Seems like rather than keeping things secret, now we have to let the world know our latest tech developments and plans.
The kinetic energy is Mass * Velocity * Velocity / 2.
Mp * Vp * Vp/2 = 32 * Mvw * Vvw * Vvw/2.
solving for Vp yields
Vp=100 Mph * sqrt(32* 2000/20) ~= 5657 mph ~= 8300 feet/second.
No wonder it smokes.
(Yes I know pounds is not a mass unit, but since only the ratio counts it doesn't matter what units are used, as long as they are the same for both masses)
The 1300’s built to 1776’s were pretty damn fast.
Ping
I’ll wait for the laser version, thank you.
Just think about what they could do with one of these guns two miles long, that fired subatomic particles - in space.
(SLAC)
Seems like some missed this:
“.. at a speed that’s so high that when the rounds hit their target, they’ll be carrying the equivalent amount of destructive force as a Volkswagen Beetle traveling at 100 mph.”
As in—”32 times over.”
The article doesn’t give a price for the gun but it sounds like the ammo would be pretty cheap (aluminum blanks).
getting there, but not quite that fast. Or potentially as massive.
In the video, the clip from the down-range aimed camera shows the projectile yawing from side to side as it responds to aerodynamic forces on its tail.
The yaw frequency in the video looks like it’s about 1/3 hz. That’s after it’s been slowed down by a factor of, like, 200 or 300 (very rough estimate there).
That means that, in free flight, that projectile is wobbling at between 60 and 100 hz. Magnitude of yaw looks to my eye to be maybe 30° peak-to-peak.
Now look at the size of the projectile as that Navy engineer puts it in the breech. It’s got to weigh 10-20 lbs.
For those of you with some mechanical background, just imagine the torque necessary to get an object of length ~16 inches, weighing, say, 15 pounds, oscillating through ±15° at 60 or 70 hz
Then consider that that thing doesn’t really have fins in the normal sense. It just as a sort of wide tail, hewn from a block of aluminum by the look of it.

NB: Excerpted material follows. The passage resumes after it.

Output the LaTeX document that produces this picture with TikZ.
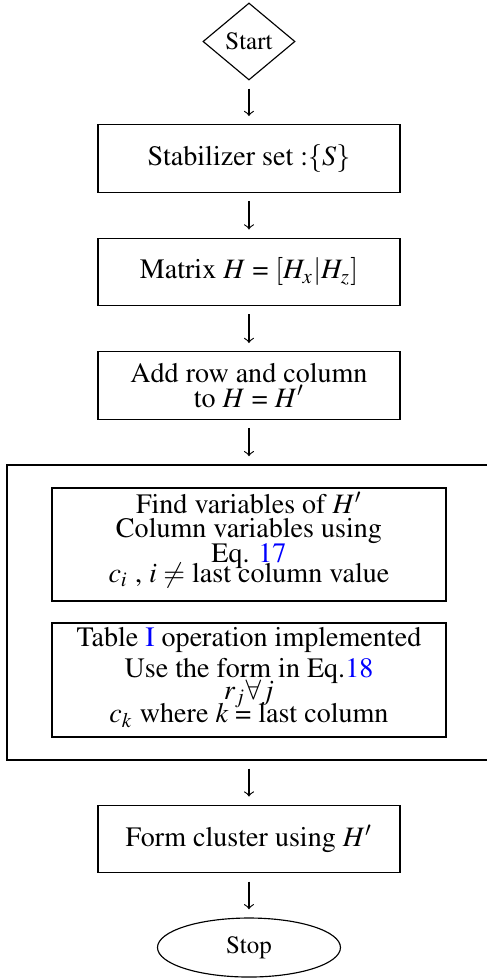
\documentclass[tikz,border=0pt]{standalone}
\usepackage[T1]{fontenc}
\usepackage{mathptmx}
\usepackage{xcolor}
\usepackage{amsmath}
\usepackage{tikz}
\usetikzlibrary{shapes.geometric}

\newcommand{\flowfont}{\fontsize{9.8}{8.5}\selectfont\lineskiplimit=-10pt}

\begin{document}
\begin{tikzpicture}[
    every node/.style={font=\flowfont},
    stepbox/.style={draw, minimum width=3.706cm, minimum height=0.828cm, align=center},
    innerbox/.style={draw, minimum width=4.834cm, inner sep=1pt, align=center},
    endnode/.style={draw, inner sep=0pt, font=\fontsize{8.7}{10}\selectfont},
    flow/.style={-to, shorten <=0.1cm, shorten >=0.1cm}
    ]
    \useasboundingbox (0,0) rectangle (5.975,-12);

    \node[endnode, diamond, minimum width=1.13cm, minimum height=0.945cm] (start) at (3.055,-0.509) {Start};
    \node[stepbox] (stab) at (3.055,-1.945) {Stabilizer set :$\{S\}$};
    \node[stepbox] (mat) at (3.055,-3.337) {Matrix $H$ = $[H_x|H_z]$};
    \node[stepbox] (add) at (3.055,-4.730) {Add row and column\\ to $H$ = $H'$};

    % outer frame round the two inner steps
    \node[draw, minimum width=5.939cm, minimum height=3.62cm] (group) at (3.055,-7.515) {};
    \node[innerbox, minimum height=1.387cm] (find) at (3.055,-6.681)
        {Find variables of $H'$\\ Column variables using\\[0.2pt] Eq. \textcolor{blue}{17}\\[-1.5pt] $c_i$ , $i \neq$ last column value\rule[-5pt]{0pt}{0pt}};
    \node[innerbox, minimum height=1.399cm] (tab) at (3.055,-8.344)
        {Table \textcolor{blue}{I} operation implemented\\[2.3pt] Use the form in Eq.\textcolor{blue}{18}\\[-0.8pt] $r_j \forall j$\\[-0.6pt] $c_k$ where $k$ = last column\rule[-3.5pt]{0pt}{0pt}};

    \node[stepbox] (form) at (3.055,-10.295) {Form cluster using $H'$};
    \node[endnode, ellipse, minimum width=2.245cm, minimum height=0.724cm] (stop) at (3.055,-11.626) {Stop};

    \draw[flow] (start) -- (stab);
    \draw[flow] (stab) -- (mat);
    \draw[flow] (mat) -- (add);
    \draw[flow] (add) -- (group);
    \draw[flow] (group) -- (form);
    \draw[flow] (form) -- (stop);
\end{tikzpicture}
\end{document}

We’re talking some serious speed here.
In case you were wondering about what I would like for my birthday..................

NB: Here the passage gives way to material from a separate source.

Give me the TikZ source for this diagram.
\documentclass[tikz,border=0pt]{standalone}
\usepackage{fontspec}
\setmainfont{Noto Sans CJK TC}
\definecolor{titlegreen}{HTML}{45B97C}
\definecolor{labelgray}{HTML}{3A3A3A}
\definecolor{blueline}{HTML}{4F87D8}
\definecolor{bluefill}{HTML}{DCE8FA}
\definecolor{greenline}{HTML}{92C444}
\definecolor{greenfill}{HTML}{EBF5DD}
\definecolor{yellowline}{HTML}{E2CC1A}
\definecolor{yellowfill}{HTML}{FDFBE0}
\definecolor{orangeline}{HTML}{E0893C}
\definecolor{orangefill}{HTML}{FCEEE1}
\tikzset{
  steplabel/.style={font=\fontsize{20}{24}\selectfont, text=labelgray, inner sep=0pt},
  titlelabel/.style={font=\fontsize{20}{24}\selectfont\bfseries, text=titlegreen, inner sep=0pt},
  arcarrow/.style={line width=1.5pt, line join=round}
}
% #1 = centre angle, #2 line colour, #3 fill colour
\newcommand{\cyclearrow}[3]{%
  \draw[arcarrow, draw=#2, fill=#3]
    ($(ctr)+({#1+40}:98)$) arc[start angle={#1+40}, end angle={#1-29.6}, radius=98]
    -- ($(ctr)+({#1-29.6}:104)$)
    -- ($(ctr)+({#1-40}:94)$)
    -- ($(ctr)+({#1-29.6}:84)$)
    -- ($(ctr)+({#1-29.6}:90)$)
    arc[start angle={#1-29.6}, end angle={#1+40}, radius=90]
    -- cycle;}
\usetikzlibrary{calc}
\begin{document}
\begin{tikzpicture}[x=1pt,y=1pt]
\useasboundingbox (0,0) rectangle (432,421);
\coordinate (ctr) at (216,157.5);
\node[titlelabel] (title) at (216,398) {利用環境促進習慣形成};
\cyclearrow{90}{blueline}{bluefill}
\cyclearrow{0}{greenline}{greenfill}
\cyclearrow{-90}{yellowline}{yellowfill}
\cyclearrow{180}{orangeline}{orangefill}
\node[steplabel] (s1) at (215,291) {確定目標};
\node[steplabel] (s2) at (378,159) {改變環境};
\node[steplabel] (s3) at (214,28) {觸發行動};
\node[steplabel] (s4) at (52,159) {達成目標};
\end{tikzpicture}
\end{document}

Actually, the kinetic energy in a hardened slug traveling at those speeds is pretty impressive.
Think of the penetrator from an M-1 tank APFSDS round. It’s only a chunk of depleted urainium (IIRC, it weighs around 20 lbs) but it’s going about 5000 fps when it leaves the barrel. Yet it easily slices through Russian main battle tank armor several miles away and routinely causes a catastrophic secondary explosion that blows the tank’s turret off of the hull. There have been instances where the impact alone was sufficient to tear the turret off.
The rail gun’s velocity is even higher, so, even with a smaller mass round, the force of its impact is tremendous.
The real engineering achievement of the operational rail gun will be in its electrical system. The objective is to have it charge, discharge (fire), and reload/recharge over 30 times per minute. And each shot has 32 megajoules of energy. Producing, storing, and managing the sequenced discharge of that much electrical energy, that fast, is not easily done.
(APFSDS = armor piercing, fin stabibized, discarding sabot)
Actually, the kinetic energy in a hardened slug traveling at those speeds is pretty impressive.
Think of the penetrator from an M-1 tank APFSDS round. It’s only a chunk of depleted urainium (IIRC, it weighs around 20 lbs) but it’s going about 5000 fps when it leaves the barrel. Yet it easily slices through Russian main battle tank armor several miles away and routinely causes a catastrophic secondary explosion that blows the tank’s turret off of the hull. There have been instances where the impact alone was sufficient to tear the turret off.
The rail gun’s velocity is even higher, so, even with a smaller mass round, the force of its impact is tremendous.
The real engineering achievement of the operational rail gun will be in its electrical system. The objective is to have it charge, discharge (fire), and reload/recharge over 30 times per minute. And each shot has 32 megajoules of energy. Producing, storing, and managing the sequenced discharge of that much electrical energy, that fast, is not easily done.
(APFSDS = armor piercing, fin stabibized, discarding sabot)
The “bullet” may be pretty cheap, but the “powder” sounds pretty pricey.
Imagine the capacitors necessary to store and release such power. Cooling of the gun may not be the only thing limiting the firing rate. Those caps would take time to charge.
But think of your electric bill.
They had better fast track mounting and preparation of this gun fast. World war three is coming within weeks to months, IMHO
Hey, Rodney King got up to 85mph in an Hyundai.
The railguns were supposed to be installed in the Zumwalt class destroyers, which are 50% larger than the Arleigh Burkes, and are actually the size of early American Dreadnaughts or late WW2 cruisers. I don’t know how we are supposed to use railguns until we have better batteries and capacitors.